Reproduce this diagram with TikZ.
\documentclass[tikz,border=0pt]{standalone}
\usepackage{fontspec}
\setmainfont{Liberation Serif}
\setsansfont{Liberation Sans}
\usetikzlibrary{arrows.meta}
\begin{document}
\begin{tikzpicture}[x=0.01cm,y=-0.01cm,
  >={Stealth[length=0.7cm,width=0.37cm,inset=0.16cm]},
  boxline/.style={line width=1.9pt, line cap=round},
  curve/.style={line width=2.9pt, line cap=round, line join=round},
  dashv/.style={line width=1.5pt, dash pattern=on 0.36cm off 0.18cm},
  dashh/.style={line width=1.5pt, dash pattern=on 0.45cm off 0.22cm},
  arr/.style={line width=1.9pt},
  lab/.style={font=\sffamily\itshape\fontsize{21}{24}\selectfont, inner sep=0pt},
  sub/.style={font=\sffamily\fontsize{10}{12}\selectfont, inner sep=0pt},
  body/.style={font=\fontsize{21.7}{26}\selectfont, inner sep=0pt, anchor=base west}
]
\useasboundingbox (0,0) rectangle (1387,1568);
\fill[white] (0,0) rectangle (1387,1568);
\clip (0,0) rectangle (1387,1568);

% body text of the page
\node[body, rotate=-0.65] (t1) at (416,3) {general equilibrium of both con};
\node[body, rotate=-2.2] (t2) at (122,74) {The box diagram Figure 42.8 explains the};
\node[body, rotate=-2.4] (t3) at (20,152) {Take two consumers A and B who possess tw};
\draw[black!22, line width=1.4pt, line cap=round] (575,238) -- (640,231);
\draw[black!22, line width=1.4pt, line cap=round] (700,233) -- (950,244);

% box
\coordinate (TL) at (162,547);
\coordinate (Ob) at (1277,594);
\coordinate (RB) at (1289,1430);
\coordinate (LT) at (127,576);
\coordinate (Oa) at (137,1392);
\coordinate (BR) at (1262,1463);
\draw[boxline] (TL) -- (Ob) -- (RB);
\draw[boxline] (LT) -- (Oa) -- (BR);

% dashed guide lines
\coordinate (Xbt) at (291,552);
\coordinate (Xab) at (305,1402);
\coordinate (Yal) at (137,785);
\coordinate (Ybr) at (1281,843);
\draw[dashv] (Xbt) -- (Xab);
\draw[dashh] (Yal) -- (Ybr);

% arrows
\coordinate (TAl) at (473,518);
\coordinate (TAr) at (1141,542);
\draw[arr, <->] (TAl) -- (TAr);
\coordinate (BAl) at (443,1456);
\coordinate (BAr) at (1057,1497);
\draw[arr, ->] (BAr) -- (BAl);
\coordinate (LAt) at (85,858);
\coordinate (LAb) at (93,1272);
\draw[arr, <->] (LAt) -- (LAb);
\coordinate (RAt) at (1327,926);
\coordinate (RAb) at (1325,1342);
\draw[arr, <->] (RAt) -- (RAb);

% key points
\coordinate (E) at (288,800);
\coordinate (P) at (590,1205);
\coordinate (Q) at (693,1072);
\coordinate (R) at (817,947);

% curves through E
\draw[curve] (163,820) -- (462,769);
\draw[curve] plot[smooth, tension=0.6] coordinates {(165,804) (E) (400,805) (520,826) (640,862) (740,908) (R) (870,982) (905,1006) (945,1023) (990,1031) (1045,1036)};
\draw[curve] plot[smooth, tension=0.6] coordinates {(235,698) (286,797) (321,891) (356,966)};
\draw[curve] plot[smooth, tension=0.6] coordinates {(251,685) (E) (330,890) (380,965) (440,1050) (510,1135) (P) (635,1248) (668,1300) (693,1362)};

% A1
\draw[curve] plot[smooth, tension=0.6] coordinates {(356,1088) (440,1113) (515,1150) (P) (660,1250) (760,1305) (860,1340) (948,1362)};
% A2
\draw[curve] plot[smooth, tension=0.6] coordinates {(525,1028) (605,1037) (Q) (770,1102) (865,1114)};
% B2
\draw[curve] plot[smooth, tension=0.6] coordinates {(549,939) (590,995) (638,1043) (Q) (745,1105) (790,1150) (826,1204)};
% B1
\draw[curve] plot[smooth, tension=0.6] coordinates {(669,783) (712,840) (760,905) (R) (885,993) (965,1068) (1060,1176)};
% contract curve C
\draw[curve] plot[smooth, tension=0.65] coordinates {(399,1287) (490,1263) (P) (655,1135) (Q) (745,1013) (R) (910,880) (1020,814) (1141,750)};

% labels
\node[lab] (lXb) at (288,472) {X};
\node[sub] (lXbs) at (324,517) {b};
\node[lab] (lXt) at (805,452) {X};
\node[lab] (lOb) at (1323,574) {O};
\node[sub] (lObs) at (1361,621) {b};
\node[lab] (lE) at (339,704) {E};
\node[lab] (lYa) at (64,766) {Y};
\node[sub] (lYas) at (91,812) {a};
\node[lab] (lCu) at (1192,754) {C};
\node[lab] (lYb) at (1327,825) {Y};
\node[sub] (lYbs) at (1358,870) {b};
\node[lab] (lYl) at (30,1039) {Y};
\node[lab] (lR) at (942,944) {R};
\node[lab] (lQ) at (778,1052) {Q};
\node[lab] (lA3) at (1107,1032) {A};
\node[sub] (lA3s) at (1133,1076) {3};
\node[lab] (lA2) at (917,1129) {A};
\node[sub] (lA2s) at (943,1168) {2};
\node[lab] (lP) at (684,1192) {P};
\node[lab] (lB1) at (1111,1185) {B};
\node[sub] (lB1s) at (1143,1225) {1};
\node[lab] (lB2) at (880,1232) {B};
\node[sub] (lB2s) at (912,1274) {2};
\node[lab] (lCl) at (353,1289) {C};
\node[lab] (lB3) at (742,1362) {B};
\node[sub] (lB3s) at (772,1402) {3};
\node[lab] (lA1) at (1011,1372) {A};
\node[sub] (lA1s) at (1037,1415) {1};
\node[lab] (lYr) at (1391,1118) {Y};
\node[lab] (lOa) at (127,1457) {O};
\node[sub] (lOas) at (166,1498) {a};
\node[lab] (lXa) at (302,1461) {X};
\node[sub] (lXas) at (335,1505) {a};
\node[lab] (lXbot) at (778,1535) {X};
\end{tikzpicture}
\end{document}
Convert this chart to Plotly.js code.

--------------------------------------------------

▶ **Exercise brief**
Each entry above is to be set down again in exactly the same words.

▶ **Response to the exercise**
Reproduce this diagram with TikZ.
\documentclass[tikz,border=0pt]{standalone}
\usepackage{fontspec}
\setmainfont{Liberation Serif}
\setsansfont{Liberation Sans}
\usetikzlibrary{arrows.meta}
\begin{document}
\begin{tikzpicture}[x=0.01cm,y=-0.01cm,
  >={Stealth[length=0.7cm,width=0.37cm,inset=0.16cm]},
  boxline/.style={line width=1.9pt, line cap=round},
  curve/.style={line width=2.9pt, line cap=round, line join=round},
  dashv/.style={line width=1.5pt, dash pattern=on 0.36cm off 0.18cm},
  dashh/.style={line width=1.5pt, dash pattern=on 0.45cm off 0.22cm},
  arr/.style={line width=1.9pt},
  lab/.style={font=\sffamily\itshape\fontsize{21}{24}\selectfont, inner sep=0pt},
  sub/.style={font=\sffamily\fontsize{10}{12}\selectfont, inner sep=0pt},
  body/.style={font=\fontsize{21.7}{26}\selectfont, inner sep=0pt, anchor=base west}
]
\useasboundingbox (0,0) rectangle (1387,1568);
\fill[white] (0,0) rectangle (1387,1568);
\clip (0,0) rectangle (1387,1568);

% body text of the page
\node[body, rotate=-0.65] (t1) at (416,3) {general equilibrium of both con};
\node[body, rotate=-2.2] (t2) at (122,74) {The box diagram Figure 42.8 explains the};
\node[body, rotate=-2.4] (t3) at (20,152) {Take two consumers A and B who possess tw};
\draw[black!22, line width=1.4pt, line cap=round] (575,238) -- (640,231);
\draw[black!22, line width=1.4pt, line cap=round] (700,233) -- (950,244);

% box
\coordinate (TL) at (162,547);
\coordinate (Ob) at (1277,594);
\coordinate (RB) at (1289,1430);
\coordinate (LT) at (127,576);
\coordinate (Oa) at (137,1392);
\coordinate (BR) at (1262,1463);
\draw[boxline] (TL) -- (Ob) -- (RB);
\draw[boxline] (LT) -- (Oa) -- (BR);

% dashed guide lines
\coordinate (Xbt) at (291,552);
\coordinate (Xab) at (305,1402);
\coordinate (Yal) at (137,785);
\coordinate (Ybr) at (1281,843);
\draw[dashv] (Xbt) -- (Xab);
\draw[dashh] (Yal) -- (Ybr);

% arrows
\coordinate (TAl) at (473,518);
\coordinate (TAr) at (1141,542);
\draw[arr, <->] (TAl) -- (TAr);
\coordinate (BAl) at (443,1456);
\coordinate (BAr) at (1057,1497);
\draw[arr, ->] (BAr) -- (BAl);
\coordinate (LAt) at (85,858);
\coordinate (LAb) at (93,1272);
\draw[arr, <->] (LAt) -- (LAb);
\coordinate (RAt) at (1327,926);
\coordinate (RAb) at (1325,1342);
\draw[arr, <->] (RAt) -- (RAb);

% key points
\coordinate (E) at (288,800);
\coordinate (P) at (590,1205);
\coordinate (Q) at (693,1072);
\coordinate (R) at (817,947);

% curves through E
\draw[curve] (163,820) -- (462,769);
\draw[curve] plot[smooth, tension=0.6] coordinates {(165,804) (E) (400,805) (520,826) (640,862) (740,908) (R) (870,982) (905,1006) (945,1023) (990,1031) (1045,1036)};
\draw[curve] plot[smooth, tension=0.6] coordinates {(235,698) (286,797) (321,891) (356,966)};
\draw[curve] plot[smooth, tension=0.6] coordinates {(251,685) (E) (330,890) (380,965) (440,1050) (510,1135) (P) (635,1248) (668,1300) (693,1362)};

% A1
\draw[curve] plot[smooth, tension=0.6] coordinates {(356,1088) (440,1113) (515,1150) (P) (660,1250) (760,1305) (860,1340) (948,1362)};
% A2
\draw[curve] plot[smooth, tension=0.6] coordinates {(525,1028) (605,1037) (Q) (770,1102) (865,1114)};
% B2
\draw[curve] plot[smooth, tension=0.6] coordinates {(549,939) (590,995) (638,1043) (Q) (745,1105) (790,1150) (826,1204)};
% B1
\draw[curve] plot[smooth, tension=0.6] coordinates {(669,783) (712,840) (760,905) (R) (885,993) (965,1068) (1060,1176)};
% contract curve C
\draw[curve] plot[smooth, tension=0.65] coordinates {(399,1287) (490,1263) (P) (655,1135) (Q) (745,1013) (R) (910,880) (1020,814) (1141,750)};

% labels
\node[lab] (lXb) at (288,472) {X};
\node[sub] (lXbs) at (324,517) {b};
\node[lab] (lXt) at (805,452) {X};
\node[lab] (lOb) at (1323,574) {O};
\node[sub] (lObs) at (1361,621) {b};
\node[lab] (lE) at (339,704) {E};
\node[lab] (lYa) at (64,766) {Y};
\node[sub] (lYas) at (91,812) {a};
\node[lab] (lCu) at (1192,754) {C};
\node[lab] (lYb) at (1327,825) {Y};
\node[sub] (lYbs) at (1358,870) {b};
\node[lab] (lYl) at (30,1039) {Y};
\node[lab] (lR) at (942,944) {R};
\node[lab] (lQ) at (778,1052) {Q};
\node[lab] (lA3) at (1107,1032) {A};
\node[sub] (lA3s) at (1133,1076) {3};
\node[lab] (lA2) at (917,1129) {A};
\node[sub] (lA2s) at (943,1168) {2};
\node[lab] (lP) at (684,1192) {P};
\node[lab] (lB1) at (1111,1185) {B};
\node[sub] (lB1s) at (1143,1225) {1};
\node[lab] (lB2) at (880,1232) {B};
\node[sub] (lB2s) at (912,1274) {2};
\node[lab] (lCl) at (353,1289) {C};
\node[lab] (lB3) at (742,1362) {B};
\node[sub] (lB3s) at (772,1402) {3};
\node[lab] (lA1) at (1011,1372) {A};
\node[sub] (lA1s) at (1037,1415) {1};
\node[lab] (lYr) at (1391,1118) {Y};
\node[lab] (lOa) at (127,1457) {O};
\node[sub] (lOas) at (166,1498) {a};
\node[lab] (lXa) at (302,1461) {X};
\node[sub] (lXas) at (335,1505) {a};
\node[lab] (lXbot) at (778,1535) {X};
\end{tikzpicture}
\end{document}
Convert this chart to Plotly.js code.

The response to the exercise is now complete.